— И как же… ты их отвлечёшь?
— Ну что ты за приставучий тип, Цинта! Придумаю как! Но смотри, что бы ни происходило, даже самое безумное, не вмешивайся, твоё дело — побег. Вот, держи, — Альберт протянул ему кинжал, — если кто вздумает встать у вас на пути, не мешкай и, главное, не буди свою совесть.
— Охохошечки! Владычица степей! Я на такое не соглашался! — вздохнул Цинта в отчаянии.
— Ты предпочитаешь ещё раз получить кинжал в грудь или отведать змеиного яда? — Альберт прищурился. — Ты же понимаешь, что для угрызений совести у нас нет ни времени, ни выбора? Настрадаешься после. Напишешь десять писем Учителю и свалишь всё на меня.
— А ты куда опять собрался? — с тревогой спросил Цинта, глядя, как Альберт снова пристёгивает баритту.
— Пропустить с дядей Тибором пару стаканчиков — у меня сегодня был очень тяжёлый день.
Цинта взял бутылку, встряхнул тёмную жидкость, вытащил пробку и осторожно понюхав, произнёс:
— Не так давно, мой князь, тебя собирались убить, а меня едва не убили, и нас собираются убить снова! И теперь я чуть живой должен выпить какое-то ашуманское зелье, выкрасть невесту будущего верховного джарта и бежать ночью в квартал жутких колдунов, куда в здравом уме и днём бы не зашёл, а у тебя улыбка до ушей, будто так и надо! Интересно знать, а чему ты так рад?
— Чему я рад? — улыбнулся Альберт.
— Хотя… можешь не отвечать, я понял… понял. Ты же добился своего, твоё желание исполнилось… Amantes sunt amentes![9]
— Сдаётся мне, Цинта, что я дал тебе не тот учебник, и ты теперь учишь всякие глупости. Или ты считаешь любовь болезнью? — усмехнулся Альберт.
— Уж твою любовь точно, мой князь.
* * *
Вездесущая Хейда, перетряхнула всё в комнате, даже вещи в шкафу Иррис, заглянула за кресла и портьеры и расставила охрану за дверью и у окна. Что она искала — непонятно, но было видно, что играть роль тюремщика ей доставляло удовольствие.
Иррис было всё равно. После того, как её увели из Красного зала, чувство облегчения, которое она испытывала, рассказав всё Себастьяну, стало сменяться глухим отчаяньем, и к вечеру её будущее стало казаться совсем беспросветным. Она поняла, что произошло за обедом. Что это была, какая-то магия, вся эта эйфория, ощущение того, что она выбралась из паутины и чувство свободы, всё это было слишком кратковременным. А дальше пришло похмелье. Она осознала, что её тайна — больше не тайна, и что эту тайну кто-то заставил её выдать. Достаточно было одного взгляда на Гасьярда, чтобы увидеть — он всё понял. И паутина вокруг неё стала лишь крепче.

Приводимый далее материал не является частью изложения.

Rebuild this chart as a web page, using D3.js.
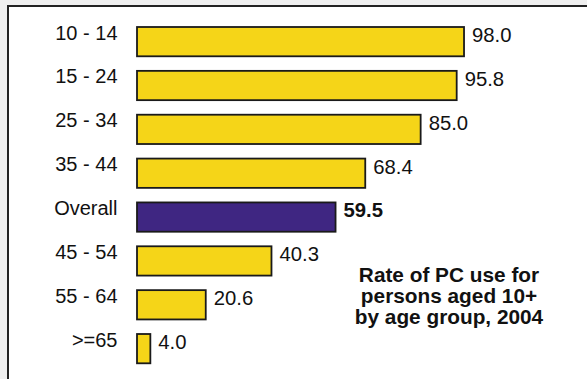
<!DOCTYPE html>
<html>
<head>
<meta charset="utf-8">
<script src="https://cdn.jsdelivr.net/npm/d3@7/dist/d3.min.js"></script>
<style>
  html, body { margin: 0; padding: 0; background: #efefef; }
  svg { display: block; }
  text { font-family: "Liberation Sans", Arial, sans-serif; }
</style>
</head>
<body>
<svg id="chart" width="587" height="379"></svg>
<script>
const categories = ["10 - 14", "15 - 24", "25 - 34", "35 - 44", "Overall", "45 - 54", "55 - 64", ">=65"];
const values = [98.0, 95.8, 85.0, 68.4, 59.5, 40.3, 20.6, 4.0];
const valueLabels = ["98.0", "95.8", "85.0", "68.4", "59.5", "40.3", "20.6", "4.0"];
const highlighted = ["Overall"];
const titleLines = ["Rate of PC use for", "persons aged 10+", "by age group, 2004"];

const W = 587, H = 379;
const svg = d3.select("#chart");

// panel
svg.append("rect").attr("x", 0).attr("y", 0).attr("width", W).attr("height", H).attr("fill", "#efefef");
svg.append("rect").attr("x", 8).attr("y", 6).attr("width", W + 10).attr("height", H + 10)
  .attr("fill", "#ffffff").attr("stroke", "#222").attr("stroke-width", 2);

const x = d3.scaleLinear().domain([0, 100]).range([137, 470.7]);
const y = d3.scaleBand().domain(categories).range([27, 363.3]).paddingInner(0.332).paddingOuter(0);

const data = categories.map((c, i) => ({ c, v: values[i], lab: valueLabels[i], hi: highlighted.includes(c) }));

svg.selectAll("rect.bar").data(data).join("rect")
  .attr("class", "bar")
  .attr("x", x(0))
  .attr("y", d => y(d.c))
  .attr("width", d => x(d.v) - x(0))
  .attr("height", y.bandwidth())
  .attr("fill", d => d.hi ? "#3f2682" : "#f5d518")
  .attr("stroke", "#1a1a1a")
  .attr("stroke-width", 1.8);

// category labels
svg.selectAll("text.cat").data(data).join("text")
  .attr("class", "cat")
  .attr("x", 117.5)
  .attr("y", d => y(d.c) + 12.5)
  .attr("text-anchor", "end")
  .attr("font-size", 20)
  .attr("fill", "#111")
  .text(d => d.c);

// value labels
svg.selectAll("text.val").data(data).join("text")
  .attr("class", "val")
  .attr("x", d => x(d.v) + 8)
  .attr("y", d => y(d.c) + 15)
  .attr("font-size", 20.3)
  .attr("font-weight", d => d.hi ? "bold" : "normal")
  .attr("fill", "#111")
  .text(d => d.lab);

// title
const t = svg.append("text")
  .attr("x", 449)
  .attr("y", 282)
  .attr("text-anchor", "middle")
  .attr("font-size", 20.8)
  .attr("font-weight", "bold")
  .attr("fill", "#111");
titleLines.forEach((line, i) => {
  t.append("tspan").attr("x", 449).attr("dy", i === 0 ? 0 : 21).text(line);
});
</script>
</body>
</html>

А то, что произошло на совете, навеяло мысли о том, что лучше бы ей было погибнуть на озере или от яда, только бы не слышать всего того, что говорила Милена. Если раньше Иррис думала, что положение у неё безвыходное, то теперь она поняла, что это означает на самом деле. По сути — она теперь в тюрьме, и у неё нет права на то, чтобы распоряжаться собственной жизнью, не говоря уже о свободе. Гасьярд обманул её. Он и Салавар заставили её подписать соглашение, и теперь она в ловушке.